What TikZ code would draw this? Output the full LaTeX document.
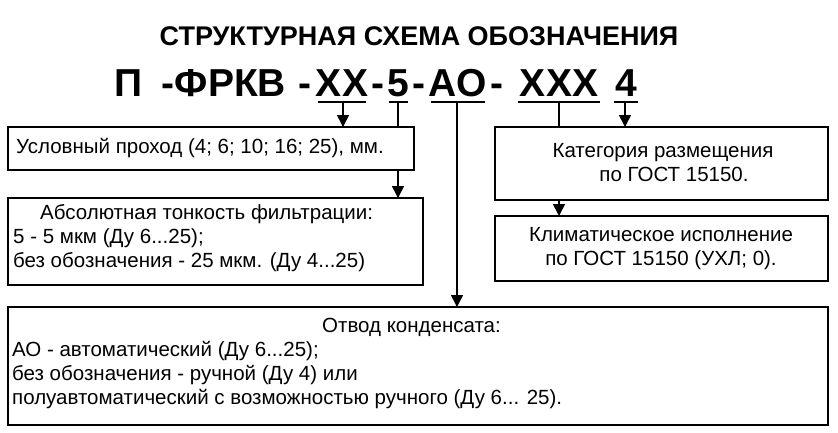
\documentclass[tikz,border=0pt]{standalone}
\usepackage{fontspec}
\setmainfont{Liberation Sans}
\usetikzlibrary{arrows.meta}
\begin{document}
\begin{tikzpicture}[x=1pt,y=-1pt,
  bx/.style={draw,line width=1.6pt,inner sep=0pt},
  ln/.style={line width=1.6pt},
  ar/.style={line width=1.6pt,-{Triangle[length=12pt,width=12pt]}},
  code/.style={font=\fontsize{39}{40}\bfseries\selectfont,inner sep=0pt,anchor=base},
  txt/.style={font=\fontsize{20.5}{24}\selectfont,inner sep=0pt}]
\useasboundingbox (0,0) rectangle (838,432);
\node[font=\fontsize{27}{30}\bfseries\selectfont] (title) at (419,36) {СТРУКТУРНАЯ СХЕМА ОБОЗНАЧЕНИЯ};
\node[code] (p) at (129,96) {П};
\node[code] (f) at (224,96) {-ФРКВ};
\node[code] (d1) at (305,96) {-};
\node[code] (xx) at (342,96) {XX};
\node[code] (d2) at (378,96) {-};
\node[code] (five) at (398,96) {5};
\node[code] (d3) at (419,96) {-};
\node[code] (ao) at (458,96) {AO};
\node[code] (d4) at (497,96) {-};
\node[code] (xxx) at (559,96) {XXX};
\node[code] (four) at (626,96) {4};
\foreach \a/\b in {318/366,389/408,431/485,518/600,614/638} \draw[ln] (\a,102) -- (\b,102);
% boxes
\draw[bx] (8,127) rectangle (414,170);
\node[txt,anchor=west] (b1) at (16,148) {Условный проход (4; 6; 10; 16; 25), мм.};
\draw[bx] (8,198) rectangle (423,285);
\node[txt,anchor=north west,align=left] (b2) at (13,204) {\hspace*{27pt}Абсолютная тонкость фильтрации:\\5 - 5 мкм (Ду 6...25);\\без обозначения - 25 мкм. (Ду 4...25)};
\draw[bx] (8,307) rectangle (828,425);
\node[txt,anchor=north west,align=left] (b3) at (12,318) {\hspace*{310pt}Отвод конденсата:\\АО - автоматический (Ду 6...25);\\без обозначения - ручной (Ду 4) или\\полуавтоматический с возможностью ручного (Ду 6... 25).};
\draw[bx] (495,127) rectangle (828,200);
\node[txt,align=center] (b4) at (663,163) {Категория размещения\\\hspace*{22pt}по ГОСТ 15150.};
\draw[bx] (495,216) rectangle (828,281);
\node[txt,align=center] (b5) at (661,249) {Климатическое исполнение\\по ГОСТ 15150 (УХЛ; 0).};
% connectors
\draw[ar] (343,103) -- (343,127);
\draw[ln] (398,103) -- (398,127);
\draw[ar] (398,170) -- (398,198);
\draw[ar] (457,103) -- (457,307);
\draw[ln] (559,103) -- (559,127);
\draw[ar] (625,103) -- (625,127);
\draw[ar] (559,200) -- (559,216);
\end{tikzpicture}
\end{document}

-------

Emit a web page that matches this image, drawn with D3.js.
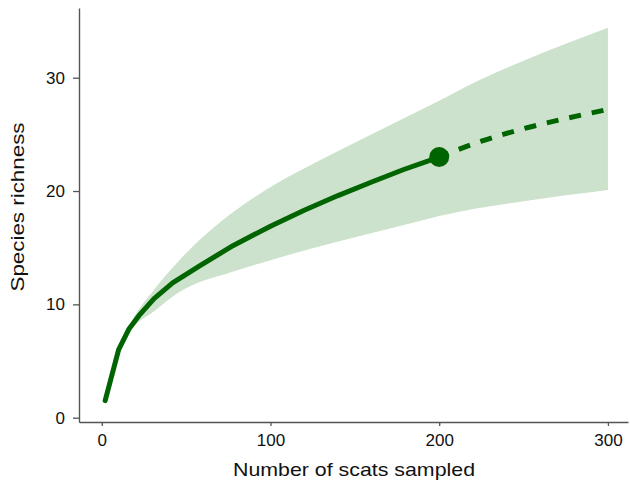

-------

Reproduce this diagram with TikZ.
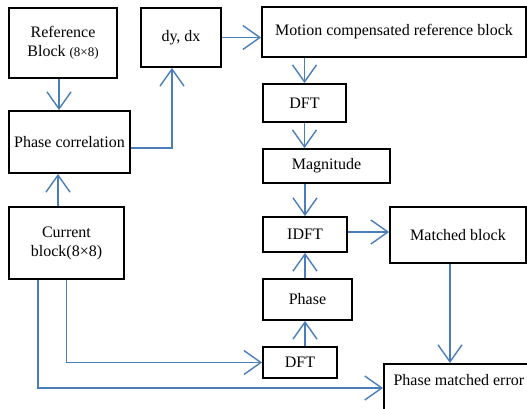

-------

(Your instructions) State the count of lines above containing the string "with", and add nothing to it.

(Task response) 2